I moved from Taiwan to the U.S. in 1970. At the time, I was pregnant with my first child and couldn’t speak English, and my family was extremely poor. Over the years, I have worked my way up to provide for my children, eventually earning enough money for both my son and daughter to go to college. Now, they are both out of the house and I am living in Massachusetts, where I run my own hair salon.

It took a lot for me to reach where I am today. While working multiple jobs to provide for my family, I attended a hairdressing academy for two years. I was hired immediately after I attended the academy and worked at a few different hair salon chains, trying to learn as much as I could. Once I became one of the very best, I got promoted to manager. I then traveled around the U.S. to many different cities, earning money for the chain, but I really just wanted to learn about all of the designs and how to create them myself. Finally, I told myself, “I have to open my own shop,” — and that’s how it all started.
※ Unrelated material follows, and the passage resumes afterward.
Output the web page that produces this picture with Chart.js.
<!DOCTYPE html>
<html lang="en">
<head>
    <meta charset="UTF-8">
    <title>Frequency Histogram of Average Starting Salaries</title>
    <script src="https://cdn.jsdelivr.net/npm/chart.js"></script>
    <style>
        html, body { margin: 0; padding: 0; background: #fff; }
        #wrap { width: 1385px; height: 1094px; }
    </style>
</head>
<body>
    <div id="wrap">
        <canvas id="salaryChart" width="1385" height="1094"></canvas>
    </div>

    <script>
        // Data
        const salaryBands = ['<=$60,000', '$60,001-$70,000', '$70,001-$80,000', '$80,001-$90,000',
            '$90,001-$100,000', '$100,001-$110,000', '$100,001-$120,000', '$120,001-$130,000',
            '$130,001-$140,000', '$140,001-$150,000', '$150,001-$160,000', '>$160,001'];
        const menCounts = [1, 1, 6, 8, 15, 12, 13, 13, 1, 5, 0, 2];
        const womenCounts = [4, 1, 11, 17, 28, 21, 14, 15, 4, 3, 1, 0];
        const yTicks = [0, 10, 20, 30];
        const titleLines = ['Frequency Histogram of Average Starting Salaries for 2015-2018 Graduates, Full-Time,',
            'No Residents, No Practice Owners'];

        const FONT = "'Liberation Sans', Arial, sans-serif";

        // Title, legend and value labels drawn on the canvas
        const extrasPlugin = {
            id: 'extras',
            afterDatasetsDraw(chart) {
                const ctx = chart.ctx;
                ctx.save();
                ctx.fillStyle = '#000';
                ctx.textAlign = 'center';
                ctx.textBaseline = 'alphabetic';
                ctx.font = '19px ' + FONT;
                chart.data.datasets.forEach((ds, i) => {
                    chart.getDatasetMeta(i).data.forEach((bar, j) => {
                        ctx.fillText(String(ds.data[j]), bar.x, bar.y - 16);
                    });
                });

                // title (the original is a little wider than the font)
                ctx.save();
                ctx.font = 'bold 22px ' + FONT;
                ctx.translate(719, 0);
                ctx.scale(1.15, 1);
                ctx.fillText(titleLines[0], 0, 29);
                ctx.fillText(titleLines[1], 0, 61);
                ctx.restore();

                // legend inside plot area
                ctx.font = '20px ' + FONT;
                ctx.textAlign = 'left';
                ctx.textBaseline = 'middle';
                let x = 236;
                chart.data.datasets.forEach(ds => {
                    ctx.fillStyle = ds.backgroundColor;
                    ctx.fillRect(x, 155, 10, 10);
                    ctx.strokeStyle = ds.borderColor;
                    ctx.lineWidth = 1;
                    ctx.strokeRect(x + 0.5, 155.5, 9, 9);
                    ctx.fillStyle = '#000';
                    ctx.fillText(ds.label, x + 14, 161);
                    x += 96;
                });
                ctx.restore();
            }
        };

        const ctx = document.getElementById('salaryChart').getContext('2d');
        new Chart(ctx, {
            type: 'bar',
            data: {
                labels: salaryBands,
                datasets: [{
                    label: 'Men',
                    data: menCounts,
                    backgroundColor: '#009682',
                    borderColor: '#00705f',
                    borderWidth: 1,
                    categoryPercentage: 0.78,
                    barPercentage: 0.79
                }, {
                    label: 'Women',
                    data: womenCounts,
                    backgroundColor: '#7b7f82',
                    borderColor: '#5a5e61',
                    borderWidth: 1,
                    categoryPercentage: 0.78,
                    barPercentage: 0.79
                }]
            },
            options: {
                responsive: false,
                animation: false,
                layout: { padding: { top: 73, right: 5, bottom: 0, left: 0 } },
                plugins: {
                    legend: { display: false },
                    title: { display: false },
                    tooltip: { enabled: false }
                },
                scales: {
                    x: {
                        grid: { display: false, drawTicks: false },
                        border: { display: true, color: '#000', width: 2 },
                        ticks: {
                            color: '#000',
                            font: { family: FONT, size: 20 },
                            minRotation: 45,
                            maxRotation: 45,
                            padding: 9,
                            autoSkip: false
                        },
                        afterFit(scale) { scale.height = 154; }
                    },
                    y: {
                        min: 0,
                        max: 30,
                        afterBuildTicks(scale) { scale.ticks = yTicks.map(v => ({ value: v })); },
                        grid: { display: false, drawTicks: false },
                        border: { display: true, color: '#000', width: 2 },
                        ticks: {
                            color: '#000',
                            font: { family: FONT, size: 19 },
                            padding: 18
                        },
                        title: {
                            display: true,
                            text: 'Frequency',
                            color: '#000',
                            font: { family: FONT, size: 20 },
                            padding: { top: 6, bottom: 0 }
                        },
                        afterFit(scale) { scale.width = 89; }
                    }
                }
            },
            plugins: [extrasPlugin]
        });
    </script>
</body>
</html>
I have had my own hair salon for 35 years now, and I am very grateful. Right now, not many people come in. I had to close for a couple months when the government shut down all non-essential businesses, but I was finally able to reopen this week. I had five customers today. It’s tough because I’m a small business, and money doesn’t just come out of nowhere. But I’m not worried.

Right now people are nervous. Anyone that comes in usually has a mask on, and some wear gloves too. I always cover up completely. But the people that came in today didn’t do it. They said, “We don’t need to, we’re not sick.” Every time someone leaves, I resanitize everything.
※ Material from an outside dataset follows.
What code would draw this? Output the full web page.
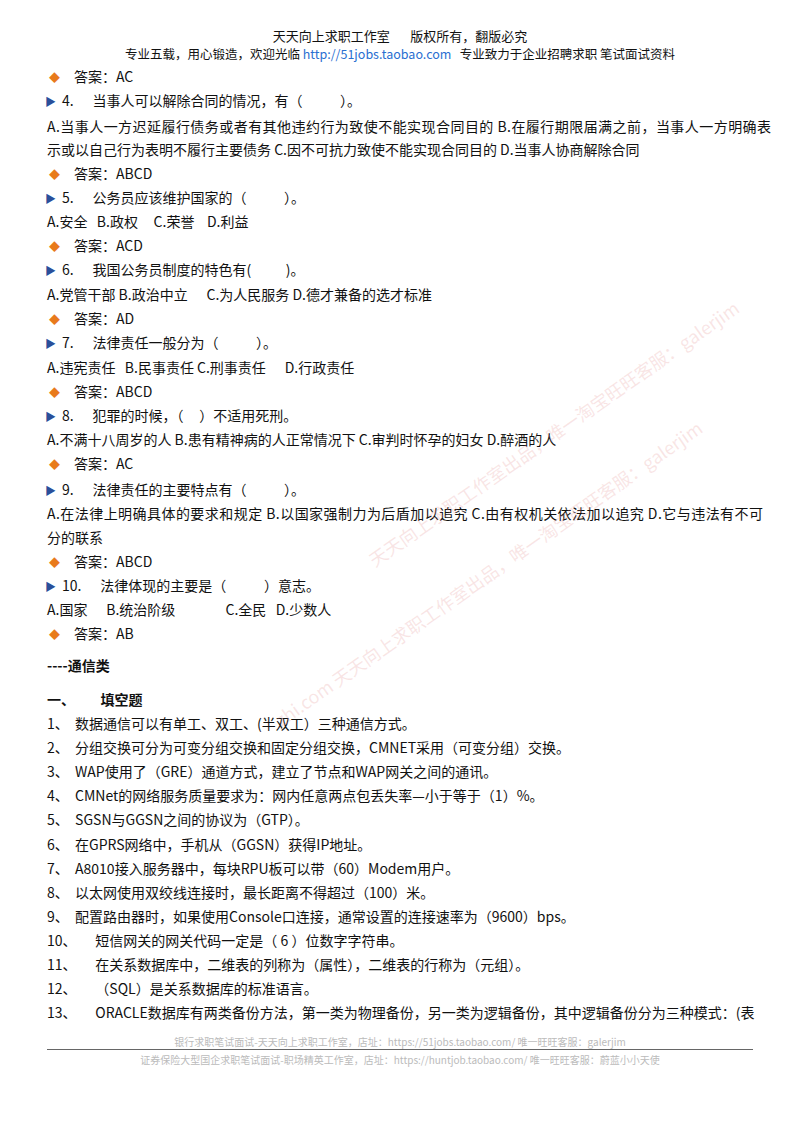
<!DOCTYPE html>
<html><head><meta charset="utf-8">
<script src="https://cdn.jsdelivr.net/npm/chart.js"></script>
<style>
body{margin:0;width:800px;height:1132px;background:#fff;position:relative;font-family:"Noto Sans CJK SC",sans-serif;color:#111;overflow:hidden}
.l{position:absolute;left:47px;font-size:14px;white-space:nowrap;line-height:18px}
.h{position:absolute;width:800px;text-align:center;font-size:12.5px;line-height:15px}
.dot{color:#e87a1c;font-size:11px;margin-left:2px;margin-right:14px}
.q{color:#2a4f9a;font-size:11px;margin-right:6px}
.wm{position:absolute;color:rgba(230,150,150,0.25);font-size:18px;transform:rotate(-35deg);white-space:nowrap}
.f{position:absolute;width:800px;text-align:center;font-size:10px;color:#bbb}
</style></head><body>
<div class="h" style="top:28px;font-size:13px">天天向上求职工作室&nbsp;&nbsp;&nbsp;&nbsp;&nbsp;&nbsp;&nbsp;版权所有，翻版必究</div>
<div class="h" style="top:46px">专业五载，用心锻造，欢迎光临 <span style="color:#2a6fd1">http://51jobs.taobao.com</span>&nbsp;&nbsp;&nbsp;专业致力于企业招聘求职 笔试面试资料</div>
<div id="c"></div>
<div class="wm" style="left:330px;top:420px">天天向上求职工作室出品，唯一淘宝旺旺客服：galerjim</div>
<div class="wm" style="left:230px;top:560px">zhi.com 天天向上求职工作室出品，唯一淘宝旺旺客服：galerjim</div>
<div class="f" style="top:1034px">银行求职笔试面试-天天向上求职工作室，店址：https://51jobs.taobao.com/ 唯一旺旺客服：galerjim</div>
<div style="position:absolute;left:47px;width:706px;top:1049px;border-top:1.5px solid #666"></div>
<div class="f" style="top:1052px">证券保险大型国企求职笔试面试-职场精英工作室，店址：https://huntjob.taobao.com/ 唯一旺旺客服：蔚蓝小小天使</div>
<script>
const lineTops=[67,91,117,140,164,188,212,236,260,285,309,333,358,382,406,430,454,480,504,528,552,576,600,624,656,690,714,738,762,786,810,835,859,883,907,931,955,979,1003];
const lineTexts=[
"•答案：AC",
"»4.      当事人可以解除合同的情况，有（            ）。",
"A.当事人一方迟延履行债务或者有其他违约行为致使不能实现合同目的 B.在履行期限届满之前，当事人一方明确表",
"示或以自己行为表明不履行主要债务 C.因不可抗力致使不能实现合同目的 D.当事人协商解除合同",
"•答案：ABCD",
"»5.      公务员应该维护国家的（            ）。",
"A.安全   B.政权     C.荣誉    D.利益",
"•答案：ACD",
"»6.      我国公务员制度的特色有(           )。",
"A.党管干部 B.政治中立      C.为人民服务 D.德才兼备的选才标准",
"•答案：AD",
"»7.      法律责任一般分为（            ）。",
"A.违宪责任   B.民事责任 C.刑事责任      D.行政责任",
"•答案：ABCD",
"»8.      犯罪的时候，（     ）不适用死刑。",
"A.不满十八周岁的人 B.患有精神病的人正常情况下 C.审判时怀孕的妇女 D.醉酒的人",
"•答案：AC",
"»9.      法律责任的主要特点有（            ）。",
"A.在法律上明确具体的要求和规定 B.以国家强制力为后盾加以追究 C.由有权机关依法加以追究 D.它与违法有不可",
"分的联系",
"•答案：ABCD",
"»10.      法律体现的主要是（            ）意志。",
"A.国家      B.统治阶级                C.全民   D.少数人",
"•答案：AB",
"#----通信类",
"#一、        填空题",
"1、  数据通信可以有单工、双工、(半双工）三种通信方式。",
"2、  分组交换可分为可变分组交换和固定分组交换，CMNET采用（可变分组）交换。",
"3、  WAP使用了（GRE）通道方式，建立了节点和WAP网关之间的通讯。",
"4、  CMNet的网络服务质量要求为：网内任意两点包丢失率—小于等于（1）%。",
"5、  SGSN与GGSN之间的协议为（GTP）。",
"6、  在GPRS网络中，手机从（GGSN）获得IP地址。",
"7、  A8010接入服务器中，每块RPU板可以带（60）Modem用户。",
"8、  以太网使用双绞线连接时，最长距离不得超过（100）米。",
"9、  配置路由器时，如果使用Console口连接，通常设置的连接速率为（9600）bps。",
"10、      短信网关的网关代码一定是（ 6 ）位数字字符串。",
"11、      在关系数据库中，二维表的列称为（属性），二维表的行称为（元组）。",
"12、      （SQL）是关系数据库的标准语言。",
"13、      ORACLE数据库有两类备份方法，第一类为物理备份，另一类为逻辑备份，其中逻辑备份分为三种模式：(表"
];
const c=document.getElementById('c');
lineTexts.forEach((t,i)=>{
  const d=document.createElement('div');d.className='l';d.style.top=lineTops[i]+'px';
  const esc=s=>s.replace(/ /g,'&nbsp;');
  if(t[0]==='•'){d.innerHTML='<span class="dot">◆</span>'+esc(t.slice(1));}
  else if(t[0]==='»'){d.innerHTML='<span class="q">▶</span>'+esc(t.slice(1));d.style.left='45px';}
  else if(t[0]==='#'){d.innerHTML=esc(t.slice(1));d.style.fontWeight='bold';}
  else d.innerHTML=esc(t);
  if(t.startsWith('A.')&&t.length>48){d.style.letterSpacing='0.45px';}
  c.appendChild(d);
});
</script>
</body></html>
I think that everyone is doing what they can right now, and so many people want to help. I am thankful for my home, being able to provide for my family, and for all of my good friends. One of them sent me a care package with some food, and an old friend’s daughter also comes by to help me out from time to time. She stressed to me that “You cannot go shopping,” so I don’t go out to the store anymore. I don’t go out at all.

A little before this all started, my best friend who lived in a duplex with me passed away. He was there for me in all the ways that my family was not, and so losing him left me feeling like a shell of my previous self for about five months. More recently, I have started to take care of the things that he normally would have and have begun hiring people to take care of the jobs around the house that I am unable to perform.

I think I’ve been pretty successful with my life. I worked incredibly hard, and now I have many people who love me, and I’m able to provide for myself and my family. Although it’s been a long journey filled with loss and conflict, I’m happy with where I am right now. Especially in times like these, it’s most important to have faith and to know that everything is going to be okay.